Also, these two equations aren't quite independent. Assuming special relativity, they both follow from the de Broglie form of the wave function which is pure phase: $$ \psi(x,t) = C\cdot \exp(2\pi i (x/\lambda - t\nu)) $$ and similarly, in any spacetime dimension, $$ \psi\sim \exp(ix^\mu p_\mu / \hbar) $$ where $x^\mu$ has components $(t,x,y,z)$ with some conventional powers of $c$ and $p_\mu/\hbar$ has components $2\pi\nu=\omega$ and $\vec k$ where $|\vec k|=2\pi/\lambda$ and $\vec k$ is the wave number vector with the direction of the wave. Note that $\hbar = h/2\pi$ is the naturally reduced Planck constant.

Just because we want the phase to be Lorentz-invariant, we need to add the spatial components' products to the temporal components' product so that the exponent combines to the nice four-dimensional inner product. That's how de Broglie got the idea of the wave in the first place.

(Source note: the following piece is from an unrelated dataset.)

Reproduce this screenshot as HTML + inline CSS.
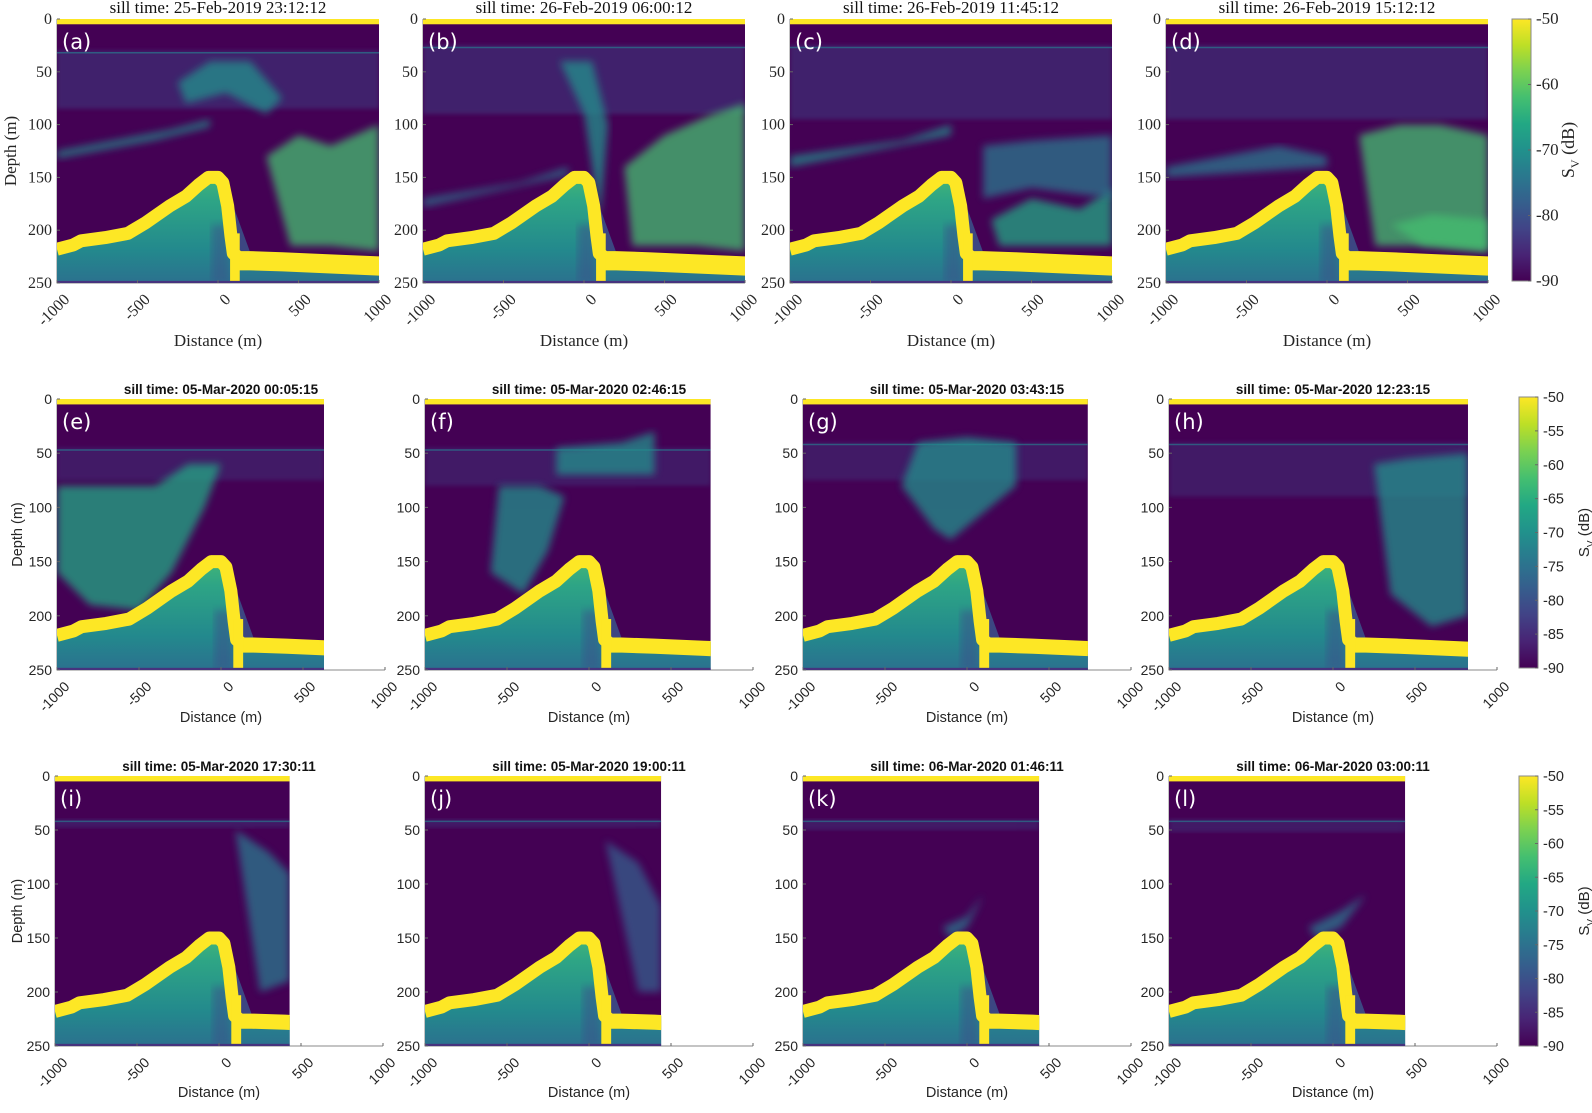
<!DOCTYPE html>
<html><head><meta charset="utf-8"><title>Sill echograms</title>
<style>
html,body{margin:0;padding:0;background:#fff;}
svg{display:block;}
</style></head>
<body>
<svg id="fig" width="1592" height="1113" viewBox="0 0 1592 1113" xmlns="http://www.w3.org/2000/svg">
<defs>
<linearGradient id="viridis" x1="0" y1="1" x2="0" y2="0">
<stop offset="0" stop-color="#440154"/><stop offset="0.1" stop-color="#482475"/>
<stop offset="0.2" stop-color="#414487"/><stop offset="0.3" stop-color="#355f8d"/>
<stop offset="0.4" stop-color="#2a788e"/><stop offset="0.5" stop-color="#21918c"/>
<stop offset="0.6" stop-color="#22a884"/><stop offset="0.7" stop-color="#44bf70"/>
<stop offset="0.8" stop-color="#7ad151"/><stop offset="0.9" stop-color="#bddf26"/>
<stop offset="1" stop-color="#fde725"/></linearGradient>
<linearGradient id="subfloor" x1="0" y1="0" x2="0" y2="1">
<stop offset="0" stop-color="#46b874"/><stop offset="0.25" stop-color="#2ea585"/><stop offset="0.7" stop-color="#23898d"/><stop offset="1" stop-color="#2b718e"/></linearGradient>
<filter id="blur2"><feGaussianBlur stdDeviation="2"/></filter>
<filter id="blur4"><feGaussianBlur stdDeviation="4"/></filter>
</defs>
<g id="root"></g>
</svg>
<script>
// ---- data (distance in m, depth in m) ----
const bottomDist  = [-1000,-900,-850,-700,-560,-450,-300,-200,-120,-60,0,30,60,80,95,130,200,400,700,1000];
const bottomDepth = [213,209,205,202,198,188,172,163,152,145,145,150,172,200,217,221,221,222,224,226];
const xTicks = [-1000,-500,0,500,1000];
const yTicks = [0,50,100,150,200,250];
const cbTicksRow1 = [-50,-60,-70,-80,-90];
const cbTicksRow23 = [-50,-55,-60,-65,-70,-75,-80,-85,-90];
const panelLetters = ['a','b','c','d','e','f','g','h','i','j','k','l'];
const panelTitles = ['25-Feb-2019 23:12:12','26-Feb-2019 06:00:12','26-Feb-2019 11:45:12','26-Feb-2019 15:12:12',
 '05-Mar-2020 00:05:15','05-Mar-2020 02:46:15','05-Mar-2020 03:43:15','05-Mar-2020 12:23:15',
 '05-Mar-2020 17:30:11','05-Mar-2020 19:00:11','06-Mar-2020 01:46:11','06-Mar-2020 03:00:11'];
const dataMaxDist = [1000,1000,1000,1000, 628,742,737,823, 431,440,440,440];
const layerDepths = [[30,85],[25,90],[25,95],[25,95],[45,75],[45,80],[40,75],[40,90],[40,48],[40,48],[40,50],[40,52]];
const plumes = {
 a:[[[300,500,700,1000,1000,700,450],[130,110,120,100,220,215,215],0.45],[[-250,-50,200,400,300,50,-200],[60,40,40,75,90,70,80],0.3],[[-1000,-300,-50,-50,-400,-1000],[125,105,95,102,115,132],0.25]],
 b:[[[250,500,800,1000,1000,700,300],[140,110,90,80,220,215,215],0.45],[[-150,50,150,100,0],[40,40,100,190,90],0.3],[[-1000,-400,-100,-100,-1000],[170,155,140,148,178],0.22]],
 c:[[[250,500,800,1000,1000,600,300],[190,170,180,160,215,215,215],0.35],[[-1000,-300,0,0,-1000],[130,115,100,110,140],0.25],[[200,500,1000,1000,500,200],[120,115,110,170,160,170],0.2]],
 d:[[[200,450,700,1000,1000,650,300],[110,100,100,110,220,215,215],0.45],[[400,650,1000,1000,600],[195,185,190,220,215],0.45],[[-1000,-300,0,0,-1000],[140,120,130,140,150],0.22]],
 e:[[[-1000,-700,-400,-200,0,-100,-300,-500,-800,-1000],[80,80,80,60,60,100,160,195,190,160],0.35]],
 f:[[[-550,-300,-150,-250,-400,-600],[80,80,90,140,180,160],0.3],[[-200,200,400,400,-200],[45,40,30,70,70],0.3]],
 g:[[[-300,0,300,300,-100,-200,-400],[40,35,40,80,130,120,80],0.3]],
 h:[[[250,450,823,823,600,350],[60,55,50,200,210,180],0.3]],
 i:[[[100,300,431,431,250],[50,70,90,190,200],0.2]],
 j:[[[100,300,440,440,300],[60,80,120,200,200],0.12]],
 k:[[[-150,0,100,0,-100],[140,130,110,140,150],0.15]],
 l:[[[-150,50,200,50,-100],[140,125,110,140,150],0.15]]
};
// ---- layout ----
const rows = [
 {y0:19,h:264,xs:[57,423,790,1166],w:322,serif:true,tsize:17,tbold:false,titleY:13,xlabY:346,cb:{x:1512,y:19,w:19,h:262},cbTicks:cbTicksRow1},
 {y0:399,h:271,xs:[57,425,803,1169],w:328,serif:false,tsize:13.5,tbold:true,titleY:394,xlabY:722,cb:{x:1519,y:397,w:19,h:271},cbTicks:cbTicksRow23},
 {y0:776,h:270,xs:[55,425,803,1169],w:328,serif:false,tsize:13.5,tbold:true,titleY:771,xlabY:1097,cb:{x:1519,y:776,w:19,h:270},cbTicks:cbTicksRow23}
];
const NS='http://www.w3.org/2000/svg';
const root=document.getElementById('root');
function mk(tag,attrs,parent){const e=document.createElementNS(NS,tag);for(const k in attrs)e.setAttribute(k,attrs[k]);(parent||root).appendChild(e);return e;}
function viridis(t){const c=['#440154','#482475','#414487','#355f8d','#2a788e','#21918c','#22a884','#44bf70','#7ad151','#bddf26','#fde725'];return c[Math.max(0,Math.min(10,Math.round(t*10)))];}

rows.forEach((r,ri)=>{
 const fam = r.serif ? '"Liberation Serif", serif' : '"Liberation Sans", Arial, sans-serif';
 const fsz = r.serif ? 16 : 14;
 r.xs.forEach((x0,ci)=>{
  const pi = ri*4+ci, L = panelLetters[pi];
  const w=r.w, h=r.h, y0=r.y0;
  const X=d=>x0+(d+1000)/2000*w, Y=z=>y0+z/250*h;
  const xm=X(dataMaxDist[pi]);
  const g=mk('g',{});
  
  
  const cid='clip'+pi;
  const cp=mk('clipPath',{id:cid},g); mk('rect',{x:x0,y:y0,width:xm-x0,height:h},cp);
  const ax=mk('path',{d:`M${x0} ${y0}V${y0+h}H${x0+w}`,stroke:'#8a8a8a','stroke-width':1,fill:'none'},g);
   
  const img=mk('g',{'clip-path':`url(#${cid})`},g);
   
  mk('rect',{x:x0,y:y0,width:xm-x0,height:h,fill:'#440154'},img);
  const ld=layerDepths[pi];
  const lay=mk('rect',{x:x0,y:Y(ld[0]),width:xm-x0,height:Y(ld[1])-Y(ld[0]),fill:'#3e4a89',opacity:ri==0?0.45:0.35,filter:'url(#blur2)'},img);
   
  mk('line',{x1:x0,x2:xm,y1:Y(ld[0]+2),y2:Y(ld[0]+2),stroke:'#2a788e','stroke-width':1.5,opacity:0.7},img);
  (plumes[L]||[]).forEach((p,k)=>{
   const pts=p[0].map((d,i)=>X(d)+','+Y(p[1][i])).join(' ');
   const pl=mk('polygon',{points:pts,fill:viridis(0.2+p[2]),opacity:0.75,filter:'url(#blur4)'},img);
    
  });
  mk('rect',{x:x0,y:y0,width:xm-x0,height:Y(5)-y0,fill:'#fde725'},img);
  let pts=bottomDist.map((d,i)=>X(d)+','+Y(bottomDepth[i])).join(' ');
  const sf=mk('polygon',{points:pts+` ${X(1000)},${Y(250)} ${X(-1000)},${Y(250)}`,fill:'url(#subfloor)'},img);
   
  const iPk=bottomDist.indexOf(30), iR=bottomDist.indexOf(200);
  mk('polygon',{points:`${X(bottomDist[iPk])},${Y(bottomDepth[iPk])} ${X(bottomDist[iR])},${Y(bottomDepth[iR])} ${X(95)},${Y(222)} ${X(60)},${Y(175)}`,fill:'#3b528b',opacity:0.85},img);
  mk('rect',{x:X(-40),y:Y(195),width:X(70)-X(-40),height:Y(250)-Y(195),fill:'#3b528b',opacity:0.55,filter:'url(#blur4)'},img);
  const bpath=bottomDist.map((d,i)=>(i?'L':'M')+X(d)+' '+Y(bottomDepth[i]+5)).join('');
  const sb=mk('path',{d:bpath,stroke:'#fde725','stroke-width':13,fill:'none','stroke-linejoin':'round'},img);
   
  const iF=bottomDist.indexOf(130);
  const fpts=bottomDist.slice(iF).map((d,i)=>X(d)+','+Y(bottomDepth[iF+i])).join(' ')+' '+
    bottomDist.slice(iF).reverse().map((d,i)=>X(d)+','+Y(bottomDepth[bottomDist.length-1-i]+(ri==0?17:13))).join(' ');
  mk('polygon',{points:fpts,fill:'#fde725'},img);
  mk('rect',{x:X(75),y:Y(203),width:X(135)-X(75),height:Y(250)-Y(203),fill:'#fde725'},img);
  mk('rect',{x:x0,y:Y(248),width:xm-x0,height:Y(250)-Y(248),fill:'#46337e'},img);
  const lt=mk('text',{x:x0+5,y:y0+30,fill:'#fff','font-family':'"DejaVu Sans", sans-serif','font-size':21},g);
  lt.textContent='('+L+')';  
  const tt=mk('text',{x:x0+w/2,y:r.titleY,'text-anchor':'middle','font-family':fam,'font-size':r.tsize,'font-weight':r.tbold?'bold':'normal',fill:'#111'},g);
  tt.textContent='sill time: '+panelTitles[pi];  
  yTicks.forEach(v=>{
   mk('line',{x1:x0,x2:x0+3,y1:Y(v),y2:Y(v),stroke:'#666'},g);
   const t=mk('text',{x:x0-5,y:Y(v)+5,'text-anchor':'end','font-family':fam,'font-size':fsz,fill:'#262626'},g);
   t.textContent=v;  
  });
  xTicks.forEach(v=>{
   mk('line',{x1:X(v),x2:X(v),y1:y0+h,y2:y0+h-3,stroke:'#666'},g);
   const tx=X(v)+6, ty=y0+h+10;
   const t=mk('text',{x:tx,y:ty,'text-anchor':'end','font-family':fam,'font-size':fsz,fill:'#262626',transform:`rotate(-45 ${tx} ${ty})`,'dominant-baseline':'hanging'},g);
   t.textContent=v;  
  });
  const xl=mk('text',{x:x0+w/2,y:r.xlabY,'text-anchor':'middle','font-family':fam,'font-size':r.serif?17:14.5,fill:'#262626'},g);
  xl.textContent='Distance (m)';  
  if(ci==0){
   const cx=r.serif?12:18, cy=y0+h/2;
   const yl=mk('text',{x:cx,y:cy,'text-anchor':'middle','font-family':fam,'font-size':r.serif?17:14.5,fill:'#262626',transform:`rotate(-90 ${cx} ${cy})`,'dominant-baseline':'middle'},g);
   yl.textContent='Depth (m)';  
  }
 });
 const c=r.cb, fam2 = r.serif ? '"Liberation Serif", serif' : '"Liberation Sans", Arial, sans-serif';
 const cb=mk('g',{});  
 mk('rect',{x:c.x,y:c.y,width:c.w,height:c.h,fill:'url(#viridis)',stroke:'#8a8a8a','stroke-width':1},cb);
 const vmax=-50,vmin=-90;
 r.cbTicks.forEach(v=>{
  const yy=c.y+(vmax-v)/(vmax-vmin)*c.h;
  mk('line',{x1:c.x+c.w-3,x2:c.x+c.w,y1:yy,y2:yy,stroke:'#666'},cb);
  const t=mk('text',{x:c.x+c.w+5,y:yy+5,'font-family':fam2,'font-size':r.serif?17:14.5,fill:'#262626'},cb);
  t.textContent=v;  
 });
 const lx=c.x+(r.serif?62:70), ly=c.y+c.h/2;
 const lab=mk('text',{x:lx,y:ly,'text-anchor':'middle','font-family':fam2,'font-size':r.serif?18:15,fill:'#262626',transform:`rotate(-90 ${lx} ${ly})`},cb);
  
 lab.innerHTML='S<tspan dy="5" font-size="'+(r.serif?12:10)+'">V</tspan><tspan dy="-5"> (dB)</tspan>';
});
</script>
</body></html>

In non-relativistic quantum mechanics, we often use the non-relativistic notion of energy which is $E - m_0 c^2$: we subtract the huge latent energy. This overall shift of energy by a constant makes no difference for physics and it's equivalent to redefining the phase of $\psi$ by $\psi\to \psi \exp(imc^2 t / \hbar)$. In this non-relativistic convention for the phase, we lose the manifest Lorentz symmetry between the momentum and energy but the symmetry is still there and may be restored if we return $mc^2$ to $E$.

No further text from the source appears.